───── Exercise material
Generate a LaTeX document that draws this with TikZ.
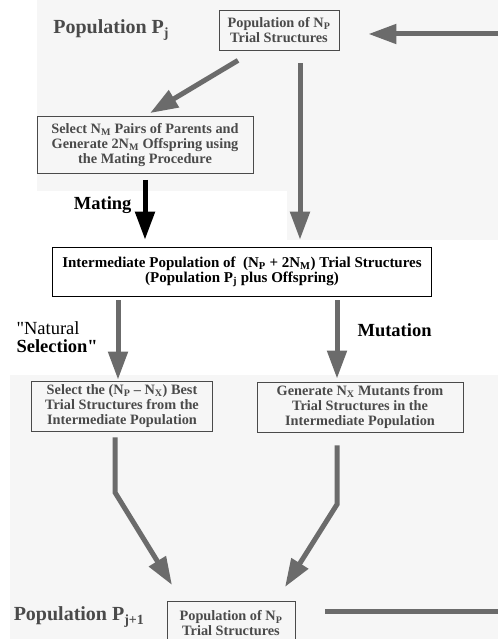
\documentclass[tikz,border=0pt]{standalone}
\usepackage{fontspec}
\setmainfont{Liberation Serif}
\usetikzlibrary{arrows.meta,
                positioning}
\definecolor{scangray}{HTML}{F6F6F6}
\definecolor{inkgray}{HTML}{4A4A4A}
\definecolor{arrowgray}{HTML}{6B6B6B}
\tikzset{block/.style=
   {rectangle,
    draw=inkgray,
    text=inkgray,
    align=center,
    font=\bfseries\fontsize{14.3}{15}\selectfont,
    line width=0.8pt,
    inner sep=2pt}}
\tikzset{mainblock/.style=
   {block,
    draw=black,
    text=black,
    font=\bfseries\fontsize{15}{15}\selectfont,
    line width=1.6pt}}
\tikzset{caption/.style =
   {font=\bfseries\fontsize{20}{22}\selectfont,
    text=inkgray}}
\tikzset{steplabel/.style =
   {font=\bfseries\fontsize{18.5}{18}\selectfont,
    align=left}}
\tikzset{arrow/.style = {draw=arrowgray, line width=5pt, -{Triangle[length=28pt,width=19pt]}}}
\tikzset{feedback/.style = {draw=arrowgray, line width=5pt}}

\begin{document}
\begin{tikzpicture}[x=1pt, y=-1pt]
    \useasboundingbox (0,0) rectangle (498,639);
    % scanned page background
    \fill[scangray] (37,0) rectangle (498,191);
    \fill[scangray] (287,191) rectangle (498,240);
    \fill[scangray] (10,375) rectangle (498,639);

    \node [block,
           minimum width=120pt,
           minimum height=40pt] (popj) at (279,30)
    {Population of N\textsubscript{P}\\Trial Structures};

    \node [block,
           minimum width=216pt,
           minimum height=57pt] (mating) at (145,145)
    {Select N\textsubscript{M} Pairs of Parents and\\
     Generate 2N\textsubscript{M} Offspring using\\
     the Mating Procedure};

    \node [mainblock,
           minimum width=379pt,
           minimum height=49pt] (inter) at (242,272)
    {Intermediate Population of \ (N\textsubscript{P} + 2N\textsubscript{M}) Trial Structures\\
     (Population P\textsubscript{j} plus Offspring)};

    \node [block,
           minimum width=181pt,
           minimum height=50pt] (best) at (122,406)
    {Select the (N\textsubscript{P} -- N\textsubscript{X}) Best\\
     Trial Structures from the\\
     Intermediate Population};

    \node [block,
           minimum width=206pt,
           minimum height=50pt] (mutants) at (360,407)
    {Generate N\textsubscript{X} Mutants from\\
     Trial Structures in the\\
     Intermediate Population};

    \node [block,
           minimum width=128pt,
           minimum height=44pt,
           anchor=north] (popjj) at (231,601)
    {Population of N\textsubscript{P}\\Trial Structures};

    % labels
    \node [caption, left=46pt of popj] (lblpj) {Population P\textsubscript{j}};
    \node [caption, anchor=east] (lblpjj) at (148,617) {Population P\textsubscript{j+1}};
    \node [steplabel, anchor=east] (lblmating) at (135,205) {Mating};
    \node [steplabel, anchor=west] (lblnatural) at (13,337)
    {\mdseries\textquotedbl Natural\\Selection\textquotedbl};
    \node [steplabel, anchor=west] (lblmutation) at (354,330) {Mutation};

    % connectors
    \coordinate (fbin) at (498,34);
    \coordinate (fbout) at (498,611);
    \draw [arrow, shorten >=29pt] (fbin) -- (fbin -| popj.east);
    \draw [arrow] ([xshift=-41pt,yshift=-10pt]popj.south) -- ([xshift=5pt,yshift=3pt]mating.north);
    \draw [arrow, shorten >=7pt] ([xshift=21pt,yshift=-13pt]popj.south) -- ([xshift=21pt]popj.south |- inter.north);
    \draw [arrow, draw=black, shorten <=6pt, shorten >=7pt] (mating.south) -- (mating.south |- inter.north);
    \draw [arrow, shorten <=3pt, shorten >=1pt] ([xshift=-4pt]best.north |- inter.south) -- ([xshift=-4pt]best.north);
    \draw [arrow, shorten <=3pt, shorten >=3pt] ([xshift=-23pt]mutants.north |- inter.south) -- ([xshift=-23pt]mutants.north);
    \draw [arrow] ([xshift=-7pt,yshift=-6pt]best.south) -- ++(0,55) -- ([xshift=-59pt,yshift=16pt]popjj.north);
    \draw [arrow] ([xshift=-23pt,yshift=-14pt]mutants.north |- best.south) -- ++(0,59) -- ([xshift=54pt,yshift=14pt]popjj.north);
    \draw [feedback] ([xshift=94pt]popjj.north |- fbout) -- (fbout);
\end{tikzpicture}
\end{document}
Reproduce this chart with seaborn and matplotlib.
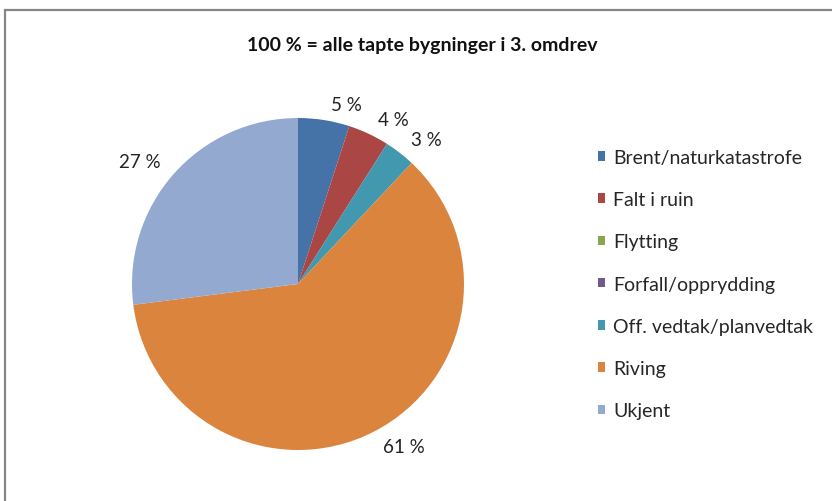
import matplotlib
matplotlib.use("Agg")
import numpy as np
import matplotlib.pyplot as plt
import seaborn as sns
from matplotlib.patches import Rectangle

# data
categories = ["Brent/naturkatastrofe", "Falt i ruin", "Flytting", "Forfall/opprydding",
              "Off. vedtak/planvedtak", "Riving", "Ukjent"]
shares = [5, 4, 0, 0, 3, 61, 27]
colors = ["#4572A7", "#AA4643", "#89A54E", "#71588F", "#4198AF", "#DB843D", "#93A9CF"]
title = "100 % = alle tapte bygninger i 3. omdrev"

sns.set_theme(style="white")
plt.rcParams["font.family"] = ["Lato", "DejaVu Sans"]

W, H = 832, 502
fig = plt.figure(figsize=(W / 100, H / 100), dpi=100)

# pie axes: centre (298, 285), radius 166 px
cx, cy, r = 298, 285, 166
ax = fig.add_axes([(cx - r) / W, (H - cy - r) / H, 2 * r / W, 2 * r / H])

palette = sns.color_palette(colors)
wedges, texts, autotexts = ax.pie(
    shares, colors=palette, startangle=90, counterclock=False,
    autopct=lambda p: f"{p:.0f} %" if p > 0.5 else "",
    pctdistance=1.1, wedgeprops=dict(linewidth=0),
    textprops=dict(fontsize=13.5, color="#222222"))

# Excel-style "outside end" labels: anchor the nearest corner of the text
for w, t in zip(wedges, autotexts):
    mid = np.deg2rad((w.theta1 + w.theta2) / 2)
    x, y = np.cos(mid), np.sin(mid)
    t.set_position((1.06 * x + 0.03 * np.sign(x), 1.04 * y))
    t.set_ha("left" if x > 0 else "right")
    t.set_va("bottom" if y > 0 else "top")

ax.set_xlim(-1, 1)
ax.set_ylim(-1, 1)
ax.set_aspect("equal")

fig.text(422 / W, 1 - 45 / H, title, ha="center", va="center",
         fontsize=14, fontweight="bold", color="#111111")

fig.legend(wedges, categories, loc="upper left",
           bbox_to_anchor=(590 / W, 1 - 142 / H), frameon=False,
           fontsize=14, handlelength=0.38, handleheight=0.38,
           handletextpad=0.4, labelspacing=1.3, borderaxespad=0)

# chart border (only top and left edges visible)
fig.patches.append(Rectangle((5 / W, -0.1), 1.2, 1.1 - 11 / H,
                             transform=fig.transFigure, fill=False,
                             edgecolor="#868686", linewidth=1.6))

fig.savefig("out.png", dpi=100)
──────────
* _What needs to be done_:
The records above are to be quoted exactly, with all pictures left out.

* _Result of the task_:
Generate a LaTeX document that draws this with TikZ.
\documentclass[tikz,border=0pt]{standalone}
\usepackage{fontspec}
\setmainfont{Liberation Serif}
\usetikzlibrary{arrows.meta,
                positioning}
\definecolor{scangray}{HTML}{F6F6F6}
\definecolor{inkgray}{HTML}{4A4A4A}
\definecolor{arrowgray}{HTML}{6B6B6B}
\tikzset{block/.style=
   {rectangle,
    draw=inkgray,
    text=inkgray,
    align=center,
    font=\bfseries\fontsize{14.3}{15}\selectfont,
    line width=0.8pt,
    inner sep=2pt}}
\tikzset{mainblock/.style=
   {block,
    draw=black,
    text=black,
    font=\bfseries\fontsize{15}{15}\selectfont,
    line width=1.6pt}}
\tikzset{caption/.style =
   {font=\bfseries\fontsize{20}{22}\selectfont,
    text=inkgray}}
\tikzset{steplabel/.style =
   {font=\bfseries\fontsize{18.5}{18}\selectfont,
    align=left}}
\tikzset{arrow/.style = {draw=arrowgray, line width=5pt, -{Triangle[length=28pt,width=19pt]}}}
\tikzset{feedback/.style = {draw=arrowgray, line width=5pt}}

\begin{document}
\begin{tikzpicture}[x=1pt, y=-1pt]
    \useasboundingbox (0,0) rectangle (498,639);
    % scanned page background
    \fill[scangray] (37,0) rectangle (498,191);
    \fill[scangray] (287,191) rectangle (498,240);
    \fill[scangray] (10,375) rectangle (498,639);

    \node [block,
           minimum width=120pt,
           minimum height=40pt] (popj) at (279,30)
    {Population of N\textsubscript{P}\\Trial Structures};

    \node [block,
           minimum width=216pt,
           minimum height=57pt] (mating) at (145,145)
    {Select N\textsubscript{M} Pairs of Parents and\\
     Generate 2N\textsubscript{M} Offspring using\\
     the Mating Procedure};

    \node [mainblock,
           minimum width=379pt,
           minimum height=49pt] (inter) at (242,272)
    {Intermediate Population of \ (N\textsubscript{P} + 2N\textsubscript{M}) Trial Structures\\
     (Population P\textsubscript{j} plus Offspring)};

    \node [block,
           minimum width=181pt,
           minimum height=50pt] (best) at (122,406)
    {Select the (N\textsubscript{P} -- N\textsubscript{X}) Best\\
     Trial Structures from the\\
     Intermediate Population};

    \node [block,
           minimum width=206pt,
           minimum height=50pt] (mutants) at (360,407)
    {Generate N\textsubscript{X} Mutants from\\
     Trial Structures in the\\
     Intermediate Population};

    \node [block,
           minimum width=128pt,
           minimum height=44pt,
           anchor=north] (popjj) at (231,601)
    {Population of N\textsubscript{P}\\Trial Structures};

    % labels
    \node [caption, left=46pt of popj] (lblpj) {Population P\textsubscript{j}};
    \node [caption, anchor=east] (lblpjj) at (148,617) {Population P\textsubscript{j+1}};
    \node [steplabel, anchor=east] (lblmating) at (135,205) {Mating};
    \node [steplabel, anchor=west] (lblnatural) at (13,337)
    {\mdseries\textquotedbl Natural\\Selection\textquotedbl};
    \node [steplabel, anchor=west] (lblmutation) at (354,330) {Mutation};

    % connectors
    \coordinate (fbin) at (498,34);
    \coordinate (fbout) at (498,611);
    \draw [arrow, shorten >=29pt] (fbin) -- (fbin -| popj.east);
    \draw [arrow] ([xshift=-41pt,yshift=-10pt]popj.south) -- ([xshift=5pt,yshift=3pt]mating.north);
    \draw [arrow, shorten >=7pt] ([xshift=21pt,yshift=-13pt]popj.south) -- ([xshift=21pt]popj.south |- inter.north);
    \draw [arrow, draw=black, shorten <=6pt, shorten >=7pt] (mating.south) -- (mating.south |- inter.north);
    \draw [arrow, shorten <=3pt, shorten >=1pt] ([xshift=-4pt]best.north |- inter.south) -- ([xshift=-4pt]best.north);
    \draw [arrow, shorten <=3pt, shorten >=3pt] ([xshift=-23pt]mutants.north |- inter.south) -- ([xshift=-23pt]mutants.north);
    \draw [arrow] ([xshift=-7pt,yshift=-6pt]best.south) -- ++(0,55) -- ([xshift=-59pt,yshift=16pt]popjj.north);
    \draw [arrow] ([xshift=-23pt,yshift=-14pt]mutants.north |- best.south) -- ++(0,59) -- ([xshift=54pt,yshift=14pt]popjj.north);
    \draw [feedback] ([xshift=94pt]popjj.north |- fbout) -- (fbout);
\end{tikzpicture}
\end{document}
Reproduce this chart with seaborn and matplotlib.
import matplotlib
matplotlib.use("Agg")
import numpy as np
import matplotlib.pyplot as plt
import seaborn as sns
from matplotlib.patches import Rectangle

# data
categories = ["Brent/naturkatastrofe", "Falt i ruin", "Flytting", "Forfall/opprydding",
              "Off. vedtak/planvedtak", "Riving", "Ukjent"]
shares = [5, 4, 0, 0, 3, 61, 27]
colors = ["#4572A7", "#AA4643", "#89A54E", "#71588F", "#4198AF", "#DB843D", "#93A9CF"]
title = "100 % = alle tapte bygninger i 3. omdrev"

sns.set_theme(style="white")
plt.rcParams["font.family"] = ["Lato", "DejaVu Sans"]

W, H = 832, 502
fig = plt.figure(figsize=(W / 100, H / 100), dpi=100)

# pie axes: centre (298, 285), radius 166 px
cx, cy, r = 298, 285, 166
ax = fig.add_axes([(cx - r) / W, (H - cy - r) / H, 2 * r / W, 2 * r / H])

palette = sns.color_palette(colors)
wedges, texts, autotexts = ax.pie(
    shares, colors=palette, startangle=90, counterclock=False,
    autopct=lambda p: f"{p:.0f} %" if p > 0.5 else "",
    pctdistance=1.1, wedgeprops=dict(linewidth=0),
    textprops=dict(fontsize=13.5, color="#222222"))

# Excel-style "outside end" labels: anchor the nearest corner of the text
for w, t in zip(wedges, autotexts):
    mid = np.deg2rad((w.theta1 + w.theta2) / 2)
    x, y = np.cos(mid), np.sin(mid)
    t.set_position((1.06 * x + 0.03 * np.sign(x), 1.04 * y))
    t.set_ha("left" if x > 0 else "right")
    t.set_va("bottom" if y > 0 else "top")

ax.set_xlim(-1, 1)
ax.set_ylim(-1, 1)
ax.set_aspect("equal")

fig.text(422 / W, 1 - 45 / H, title, ha="center", va="center",
         fontsize=14, fontweight="bold", color="#111111")

fig.legend(wedges, categories, loc="upper left",
           bbox_to_anchor=(590 / W, 1 - 142 / H), frameon=False,
           fontsize=14, handlelength=0.38, handleheight=0.38,
           handletextpad=0.4, labelspacing=1.3, borderaxespad=0)

# chart border (only top and left edges visible)
fig.patches.append(Rectangle((5 / W, -0.1), 1.2, 1.1 - 11 / H,
                             transform=fig.transFigure, fill=False,
                             edgecolor="#868686", linewidth=1.6))

fig.savefig("out.png", dpi=100)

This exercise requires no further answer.